Mario Strikers Charged: How to Do Online (The Wrong Way)
"What the flying fuck are you talking about?"

James:

Hello
I bought Mario Strikers Charged (US) and so did my friend (UK version) after it was stated that while random matches could just be played with people in your region, you could add friends from any region in the world to play against, there may just be some lag issues.

Well whenever we try to add each others friends codes, both of us just get Incorrect Friend Code errors. What's going on?
Regards
James


Nintendo Tech Support:

Hi James,

When playing ranked (random) matches online, you'll be matched up with people throughout North and South America (including the surrounding countries). While it is possible to enter Friend Codes from certain other regions, attempting to play a Friends Match with other areas will likely lead to unsufferable latency (lag). In addition, the Friend Codes from some regions will not match the required format for
North American Wiis, and players will not be able to enter them.
Nintendo recommends playing against people within the same region.

Nintendo of America Inc.

James:

Hi,

So am I understanding this right, Nintendo have made North American Wii friendcodes purposefully incompatible with Europe and other parts of the world? Does that mean Wii will never have _REAL_ online play, only with people on the same continent? Sorry but this is just incredible, please tell me this is just poor online implementation and future games will have real online play.
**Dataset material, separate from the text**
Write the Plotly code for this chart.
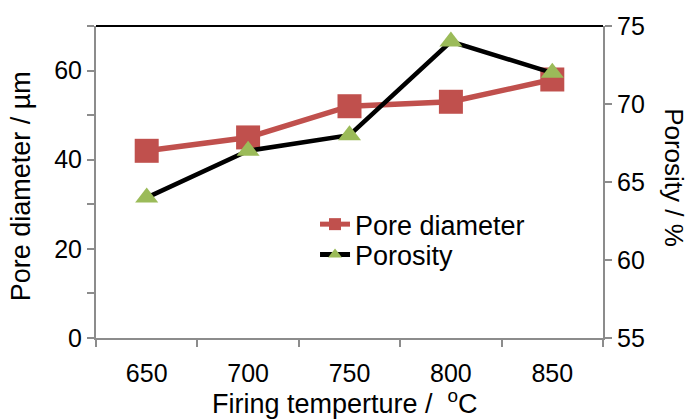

Quake came out 11 years ago, had more complex requirements for network play and was able to be played online with people across the globe with reasonable latency and on 56k modems.. there is no reason on earth that a modern console should not be able to do this.

As it is now my friends will be importing Mario Strikers (if they bother buying it at all), which I know Nintendo doesn't like but when this sort of thing is pulled on the customers who is to blame.

Regards
James


Nintendo Tech Support:

Hi,

It's interesting to note that you can take a computer monitor that's sold anywhere in the world and use it with any computer anywhere. One computer program will work with any monitor.

However, if you take your TV to another country, you'll see nothing but static. Therein lies the problem. The Wii has to work with TVs around the world that are designed using technologies from the 1930's
and 1940's. When a game is designed to look its best on a PAL TV,
that game won't work on a Secam or NTSC TV. The graphics programming is not even close. It's like trying to listen to FM radio stations on an AM radio. The Wii that's sold in Europe is not the same as the one that's sold in North America.

I hope this information has been helpful.


James:

Hi,

Well online gaming has nothing to do with TV Resolution. I would imagine the Wii SDK is able to output to NTSC and PAL relatively easily, in fact PAL versions of Wii games contain the ability to output to NTSC if the region bit is changed. The only factor that would even effect games potentially, is a difference in frame rates (25 vs 29) however this does not effect the actual game and only the amount of video data the card has to send to the TV. A developer does not create a copy of a game for PAL then have to recode the entire graphics engine for NTSC, this has never been the case apart from maybe 20 years ago.

Online gaming requires the clients and servers to adequately transfer relative data to and from each other. Wether its a PC game, arcade game or console game this does not change. Other companies, Sony with the PS2 & PS3 and of course Microsoft's XBox, have no trouble allowing gamers all over the world to play with each other and in 99% of the time location affects ping to a very small degree, that it is not a factor. If a game is properly programed and the internet structure it is built upon (XBox Live, Nintendo WFC etc) is good, then the amount of data being sent should be optimized and allow for a decent experience with a standard internet speed.

For instance my friend located 30 miles away may have a ping of 30 while one in France may be 90, this is still so small that it does not effect gaming, and a friend 20 miles away with a different ISP may end
up having a 150ping, distance is not such a large factor that Nintendo should be going out of its way to prevent its customers from playing with their friends online.

Quake 3, 8 years ago, could handle what, 32+ players, moving in 3D space at will, each round of fire being tracked by all 32 players' clients and the server. The amount of network data *should* be far far
greater than a simpler game like Mario Strikers, yet hundreds of thousands of people played with each other all over the world on far inferior networks and hardware than we have today.

The only reason I can think of as why Nintendo would not be capable of having decent online play is a greatly inferior service or not nearly enough time and effort put into development of a working model. It is
interesting that EA has decided not to use NWFC for their online games but their own system, again perhaps because of Nintendos lack of decent service in this respect.

I understand it is not your job to implement one, but maybe if enough people show their dissatisfaction with the current poor state of the Wii's online offerings then your company will take it to heart and
provide the customer with a better system. Most people do not expect the level of quality from Nintendo as XBox Live, it is a paid service after all, but at least providing the simplest of online capabilities
found in games for over a decade would be a start.